Hampir semua media Italia mengacungkan jempol tinggi-tinggi
kepada Filippo Inzaghi yang sering dijuluki Super Pippo. Tanpa dia mungkin AC
Milan masih akan berkutat di kelas medioker. Tanpa Super Pippo klub yang pernah malang-melintang pada tahun 1980-an dengan
trio Belanda, yakni Ruud Gullit-Frank Rikard-Marco Van Basten, akan terus
dijangkiti problem sulit membuat gol.
Namun, kekhawatiran tersebut dihapus oleh Super Pippo. Gol demi gol dia
lesakkan ke gawang lawan. Tipikal golnya terlihat demikian mudah dicetak. Itu menimbulkan pertanyaan bagi banyak orang jika melihat teknik spakbola yang
dimiliki Pippo. Pemain langganan tim nasional Italia itu bukanlah striker yang
berteknik lengkap.
Secara teknik, jika dibandingkan dengan Ruud Van Nilstelrooy, David Trezeguet
atau rekan seklubnya, Andriiy Shevchenko, Pippo jauh berada di bawah nama-nama
itu. Selain tekniknya yang buruk, Pippo juga penerima bola yang jelek. Dia kurang
bisa menggiring bola, melewati bek lawan, dan umpannya pun jauh dari sempurna.

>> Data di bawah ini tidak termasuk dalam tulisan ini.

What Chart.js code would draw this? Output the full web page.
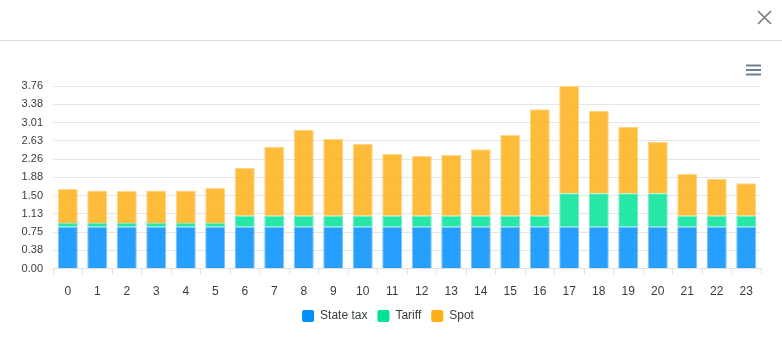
<!DOCTYPE html>
<html>
<head>
<meta charset="utf-8">
<script src="https://cdn.jsdelivr.net/npm/chart.js@4"></script>
<style>
    html, body { margin: 0; padding: 0; background: #fff; }
    #wrap { position: relative; width: 782px; height: 342px; overflow: hidden; }
    #chart { position: absolute; left: 0; top: 0; }
    #header { position: absolute; left: 0; top: 0; width: 782px; height: 40px; border-bottom: 1px solid #dedede; }
    #close { position: absolute; left: 757px; top: 10px; width: 15px; height: 15px; }
    #menu { position: absolute; left: 746px; top: 64px; width: 15px; height: 12px; }
</style>
</head>
<body>
<div id="wrap">
    <canvas id="chart" width="782" height="342"></canvas>
    <div id="header"></div>
    <svg id="close" viewBox="0 0 15 15"><path d="M1 1 L14 14 M14 1 L1 14" stroke="#7a7a7a" stroke-width="1.6" fill="none"/></svg>
    <svg id="menu" viewBox="0 0 15 12"><path d="M0 1.5 H15 M0 6 H15 M0 10.5 H15" stroke="#6e8192" stroke-width="2" fill="none"/></svg>
</div>
<script>
const hours = ['0', '1', '2', '3', '4', '5', '6', '7', '8', '9', '10', '11', '12', '13', '14', '15', '16', '17', '18', '19', '20', '21', '22', '23'];
const stateTax = [0.86, 0.86, 0.86, 0.86, 0.86, 0.86, 0.86, 0.86, 0.86, 0.86, 0.86, 0.86, 0.86, 0.86, 0.86, 0.86, 0.86, 0.86, 0.86, 0.86, 0.86, 0.86, 0.86, 0.86];
const tariff = [0.08, 0.08, 0.08, 0.08, 0.08, 0.08, 0.23, 0.23, 0.23, 0.23, 0.23, 0.23, 0.23, 0.23, 0.23, 0.23, 0.23, 0.69, 0.69, 0.69, 0.69, 0.23, 0.23, 0.23];
const spot = [0.70, 0.67, 0.66, 0.67, 0.67, 0.72, 0.98, 1.42, 1.77, 1.58, 1.48, 1.27, 1.23, 1.25, 1.37, 1.66, 2.19, 2.21, 1.70, 1.37, 1.06, 0.86, 0.76, 0.67];
const yTickValues = [0, 0.376, 0.752, 1.128, 1.504, 1.88, 2.256, 2.632, 3.008, 3.384, 3.76];
const yTickLabels = ['0.00', '0.38', '0.75', '1.13', '1.50', '1.88', '2.26', '2.63', '3.01', '3.38', '3.76'];

const datasetSettings = {
    borderWidth: 1,
    categoryPercentage: 0.8,
    barPercentage: 0.85
};

function makeDataset(label, data, color, fill, border) {
    const ds = Object.assign({}, datasetSettings);
    ds.label = label;
    ds.data = data;
    ds.backgroundColor = fill;
    ds.borderColor = border;
    ds.legendColor = color;
    return ds;
}

Chart.defaults.font.family = 'Helvetica, Arial, sans-serif';
Chart.defaults.color = '#373d3f';

new Chart(document.getElementById('chart'), {
    type: 'bar',
    data: {
        labels: hours,
        datasets: [
            makeDataset('State tax', stateTax, '#008FFB', 'rgba(0,143,251,0.85)', 'rgba(120,190,252,0.9)'),
            makeDataset('Tariff', tariff, '#00E396', 'rgba(0,227,150,0.85)', 'rgba(110,235,190,0.9)'),
            makeDataset('Spot', spot, '#FEB019', 'rgba(254,176,25,0.85)', 'rgba(254,210,130,0.9)')
        ]
    },
    options: {
        responsive: false,
        animation: false,
        layout: {
            padding: { top: 86, right: 21, left: 15, bottom: 10 }
        },
        scales: {
            x: {
                stacked: true,
                grid: {
                    display: true,
                    drawOnChartArea: false,
                    drawTicks: true,
                    tickLength: 6,
                    color: '#e0e0e0',
                    offset: true
                },
                border: { color: '#e0e0e0' },
                ticks: { font: { size: 12 }, padding: 10, maxRotation: 0 },
                afterFit: (scale) => {
                    scale.height = scale.height - 9;
                }
            },
            y: {
                stacked: true,
                min: 0,
                max: 3.76,
                afterBuildTicks: (scale) => {
                    scale.ticks = yTickValues.map((v) => ({ value: v }));
                },
                afterFit: (scale) => {
                    scale.width = 38;
                },
                grid: { color: '#e6e6e6', drawTicks: false },
                border: { display: false },
                ticks: {
                    font: { size: 11 },
                    padding: 10,
                    callback: (value, index) => yTickLabels[index]
                }
            }
        },
        plugins: {
            tooltip: { enabled: false },
            legend: {
                position: 'bottom',
                labels: {
                    boxWidth: 12,
                    boxHeight: 12,
                    padding: 10,
                    useBorderRadius: true,
                    borderRadius: 2,
                    font: { size: 12 },
                    generateLabels: (chart) => chart.data.datasets.map((ds, i) => ({
                        text: ds.label,
                        fillStyle: ds.legendColor,
                        strokeStyle: ds.legendColor,
                        lineWidth: 0,
                        borderRadius: 2,
                        datasetIndex: i,
                        fontColor: '#373d3f'
                    }))
                }
            }
        }
    }
});
</script>
</body>
</html>
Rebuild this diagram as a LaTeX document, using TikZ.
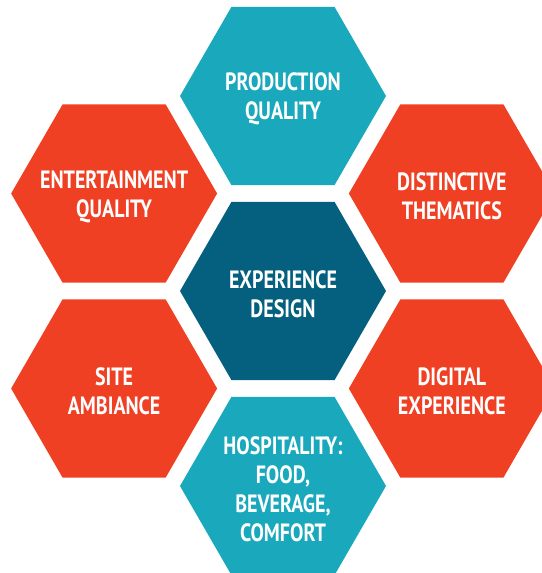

Dia tidak kuat seperti Christian Vieri. Bakatnya tidaklah sehebat Raul Gonzalez dan kecepatannya kalah jauh
dibandingkan dengan Sheva, panggilan Andriiy Shevchenko. Tendangannya tidak sekeras
dan seterarah Trezeguet.
MEMBALIK TEORI
Berdasarkan data dari Opta Index, Pippo menjaringkan 63% gol dari total
kesempatan yang dia dapatkan. Pippo pun menduduki urutan teratas soal ini,
mengalahkan striker top seperti Raul, Ruud Van Nilstelrooy, atau Roy Makaay. Lalu, apa yang membuat Pippo sedemikian tajam? Beberapa pengamat menguraikan
kelebihan-kelebihan yang dia miliki.
Pertama, dia dinilai sebagai orang yang rajin membuka ruang. Hal itu sudah
diakui oleh Alessandro Nesta saat masih memperkuat Lazio. Nesta menganggap Pippo sebagai striker yang paling sulit dikawal karena
kemampuannya mencari ruang kosong di kotak penalti lawan. Pippo selalu berlari
dan berkelit di balik jebakan-jebakan pemain belakang lawan.
Kedua, shoot on target-nya cukup tinggi. Di Liga Champions, Pippo teratas dalam
soal itu dengan enam tembakan, mengalahkan Pablo Aimar, Pablo Aimar, Ruud van
Nistelrooy, Juan Sebastian Veron, Azar Karadas, Roy Makaay, Thierry Henry,
Sonny Anderson yang masing-masing membukukan lima shoot on target.
Ketiga, naluri membunuh atau killer instinct-nya sangat tinggi. Daya ciumnya
terhadap gol cukup tajam. Dari dua pertandingan lawan Lens dan Deportivo La
Coruna, goal to shoot ratio-nya cukup tinggi, yaitu 67% dan hanya kalah dari
Yakubo Aiyegbeni (Maccabi Haifa). Intinya, Pippo butuh makin sedikit peluang untuk bisa membuat gol. Hal itu
masih ditambah kepala dan kakinya yang lumayan maut.
Keempat, dia sangat jago lolos dari jebakan offside. Ada data statistik yang
menarik mengenai Pippo. Dia adalah raja offside.
Kelima, Pippo kini disuplai oleh playmaker andal. Rui Costa, Clarence Seedorf,
Kaka dan Rivaldo adalah beberapa nama yang rajin memberi umpan atau assist.
Sampai-sampai ada celetukan mengenai Pippo. He lives for the goal and the six yard
box is his home. Dia hidup untuk gol dan petak penalti adalah rumahnya!